Collected data »
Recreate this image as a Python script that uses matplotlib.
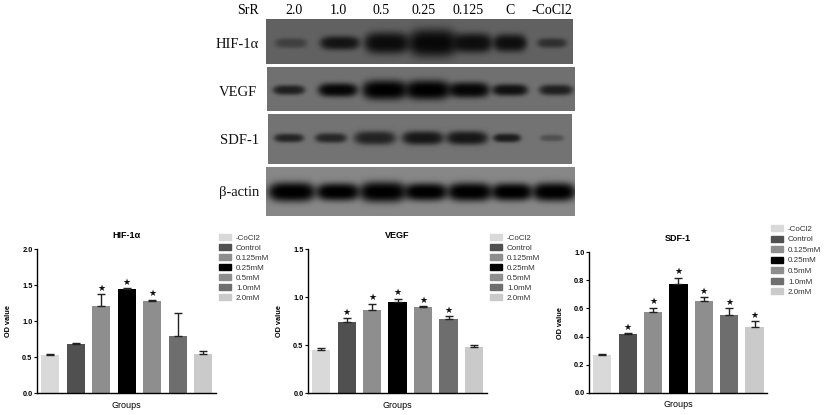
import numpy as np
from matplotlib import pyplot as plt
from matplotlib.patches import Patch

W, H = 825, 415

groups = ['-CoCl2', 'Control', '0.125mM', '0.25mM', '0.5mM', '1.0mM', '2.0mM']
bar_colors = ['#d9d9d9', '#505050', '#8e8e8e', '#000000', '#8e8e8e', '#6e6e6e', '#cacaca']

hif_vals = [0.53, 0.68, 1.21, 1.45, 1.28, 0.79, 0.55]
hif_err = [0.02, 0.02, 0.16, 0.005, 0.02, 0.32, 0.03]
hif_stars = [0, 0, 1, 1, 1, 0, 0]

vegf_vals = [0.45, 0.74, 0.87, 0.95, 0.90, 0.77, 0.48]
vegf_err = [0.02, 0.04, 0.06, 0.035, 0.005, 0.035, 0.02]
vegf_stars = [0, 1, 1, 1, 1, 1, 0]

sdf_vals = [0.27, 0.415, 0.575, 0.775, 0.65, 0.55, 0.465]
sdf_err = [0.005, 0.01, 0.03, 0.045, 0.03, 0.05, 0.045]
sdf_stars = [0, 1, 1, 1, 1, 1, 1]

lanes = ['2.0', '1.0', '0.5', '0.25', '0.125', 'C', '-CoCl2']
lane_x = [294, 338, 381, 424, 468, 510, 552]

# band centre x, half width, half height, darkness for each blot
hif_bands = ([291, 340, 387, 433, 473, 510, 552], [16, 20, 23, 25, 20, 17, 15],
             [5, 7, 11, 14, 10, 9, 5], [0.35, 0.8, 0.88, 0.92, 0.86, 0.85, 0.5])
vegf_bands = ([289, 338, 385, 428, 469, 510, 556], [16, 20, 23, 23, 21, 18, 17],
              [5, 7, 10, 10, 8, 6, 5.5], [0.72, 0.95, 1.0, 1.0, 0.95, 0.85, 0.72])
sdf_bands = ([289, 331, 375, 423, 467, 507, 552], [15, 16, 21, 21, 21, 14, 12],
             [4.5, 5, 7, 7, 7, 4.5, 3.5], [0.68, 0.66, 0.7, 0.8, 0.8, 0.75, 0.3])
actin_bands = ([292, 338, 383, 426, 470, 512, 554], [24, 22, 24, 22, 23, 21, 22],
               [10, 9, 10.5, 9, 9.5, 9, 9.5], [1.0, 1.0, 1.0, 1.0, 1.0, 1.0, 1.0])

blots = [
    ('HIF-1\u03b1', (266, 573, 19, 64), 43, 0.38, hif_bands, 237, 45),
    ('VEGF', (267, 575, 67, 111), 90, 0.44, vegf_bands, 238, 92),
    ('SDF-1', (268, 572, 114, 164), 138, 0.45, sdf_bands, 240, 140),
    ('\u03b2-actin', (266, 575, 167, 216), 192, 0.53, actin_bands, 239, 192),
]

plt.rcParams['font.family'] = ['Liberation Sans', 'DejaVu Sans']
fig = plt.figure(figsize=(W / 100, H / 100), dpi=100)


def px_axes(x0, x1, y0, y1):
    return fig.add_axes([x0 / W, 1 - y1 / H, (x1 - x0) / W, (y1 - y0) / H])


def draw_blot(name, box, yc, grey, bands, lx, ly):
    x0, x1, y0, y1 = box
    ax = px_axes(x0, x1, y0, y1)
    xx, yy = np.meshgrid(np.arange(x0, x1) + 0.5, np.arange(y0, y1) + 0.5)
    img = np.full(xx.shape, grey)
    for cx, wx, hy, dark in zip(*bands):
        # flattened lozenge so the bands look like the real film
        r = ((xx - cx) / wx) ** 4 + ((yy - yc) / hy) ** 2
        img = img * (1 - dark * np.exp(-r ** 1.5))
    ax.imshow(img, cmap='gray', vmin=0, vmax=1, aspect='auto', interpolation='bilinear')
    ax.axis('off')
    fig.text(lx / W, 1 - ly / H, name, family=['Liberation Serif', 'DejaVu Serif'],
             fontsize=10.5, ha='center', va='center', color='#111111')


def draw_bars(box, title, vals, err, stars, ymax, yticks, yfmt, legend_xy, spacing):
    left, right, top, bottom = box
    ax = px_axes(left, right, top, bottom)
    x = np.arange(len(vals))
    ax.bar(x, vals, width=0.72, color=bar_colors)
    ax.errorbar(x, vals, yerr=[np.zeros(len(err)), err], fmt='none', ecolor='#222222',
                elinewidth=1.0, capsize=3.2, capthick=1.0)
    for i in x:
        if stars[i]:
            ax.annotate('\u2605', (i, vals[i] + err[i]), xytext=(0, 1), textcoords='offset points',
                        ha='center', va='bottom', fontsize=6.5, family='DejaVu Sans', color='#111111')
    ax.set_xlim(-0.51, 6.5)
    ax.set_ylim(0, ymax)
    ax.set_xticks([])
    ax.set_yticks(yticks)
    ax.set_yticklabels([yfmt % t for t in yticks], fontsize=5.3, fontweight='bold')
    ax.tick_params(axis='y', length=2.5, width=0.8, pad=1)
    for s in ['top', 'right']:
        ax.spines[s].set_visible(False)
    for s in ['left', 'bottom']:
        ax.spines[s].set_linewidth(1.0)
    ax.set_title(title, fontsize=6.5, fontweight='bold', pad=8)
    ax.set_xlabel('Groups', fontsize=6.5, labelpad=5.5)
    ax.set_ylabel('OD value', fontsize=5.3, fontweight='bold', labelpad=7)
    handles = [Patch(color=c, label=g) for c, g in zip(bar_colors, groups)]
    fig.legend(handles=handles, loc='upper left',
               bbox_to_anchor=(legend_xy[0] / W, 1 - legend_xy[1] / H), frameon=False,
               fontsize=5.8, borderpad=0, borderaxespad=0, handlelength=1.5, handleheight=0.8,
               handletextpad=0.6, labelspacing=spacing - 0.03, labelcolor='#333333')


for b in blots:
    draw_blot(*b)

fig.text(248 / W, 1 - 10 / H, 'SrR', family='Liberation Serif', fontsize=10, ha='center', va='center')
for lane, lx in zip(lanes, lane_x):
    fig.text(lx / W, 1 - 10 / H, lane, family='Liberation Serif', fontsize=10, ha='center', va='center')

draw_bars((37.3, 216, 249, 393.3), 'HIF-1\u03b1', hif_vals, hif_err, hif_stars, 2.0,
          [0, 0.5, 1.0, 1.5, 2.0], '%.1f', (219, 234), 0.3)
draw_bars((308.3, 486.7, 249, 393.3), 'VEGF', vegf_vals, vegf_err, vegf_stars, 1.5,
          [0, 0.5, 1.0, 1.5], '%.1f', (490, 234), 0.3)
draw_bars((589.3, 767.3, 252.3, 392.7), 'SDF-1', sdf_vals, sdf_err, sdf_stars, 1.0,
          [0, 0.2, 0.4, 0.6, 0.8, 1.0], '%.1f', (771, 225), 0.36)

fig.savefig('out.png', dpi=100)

Work to do » Please reproduce the listing exactly from its opening line through the line that contains "lane_x = [294, 338, 381, 424, 468, 510, 552]", both included, with all pictures omitted.

Answer for the task »
Recreate this image as a Python script that uses matplotlib.
import numpy as np
from matplotlib import pyplot as plt
from matplotlib.patches import Patch

W, H = 825, 415

groups = ['-CoCl2', 'Control', '0.125mM', '0.25mM', '0.5mM', '1.0mM', '2.0mM']
bar_colors = ['#d9d9d9', '#505050', '#8e8e8e', '#000000', '#8e8e8e', '#6e6e6e', '#cacaca']

hif_vals = [0.53, 0.68, 1.21, 1.45, 1.28, 0.79, 0.55]
hif_err = [0.02, 0.02, 0.16, 0.005, 0.02, 0.32, 0.03]
hif_stars = [0, 0, 1, 1, 1, 0, 0]

vegf_vals = [0.45, 0.74, 0.87, 0.95, 0.90, 0.77, 0.48]
vegf_err = [0.02, 0.04, 0.06, 0.035, 0.005, 0.035, 0.02]
vegf_stars = [0, 1, 1, 1, 1, 1, 0]

sdf_vals = [0.27, 0.415, 0.575, 0.775, 0.65, 0.55, 0.465]
sdf_err = [0.005, 0.01, 0.03, 0.045, 0.03, 0.05, 0.045]
sdf_stars = [0, 1, 1, 1, 1, 1, 1]

lanes = ['2.0', '1.0', '0.5', '0.25', '0.125', 'C', '-CoCl2']
lane_x = [294, 338, 381, 424, 468, 510, 552]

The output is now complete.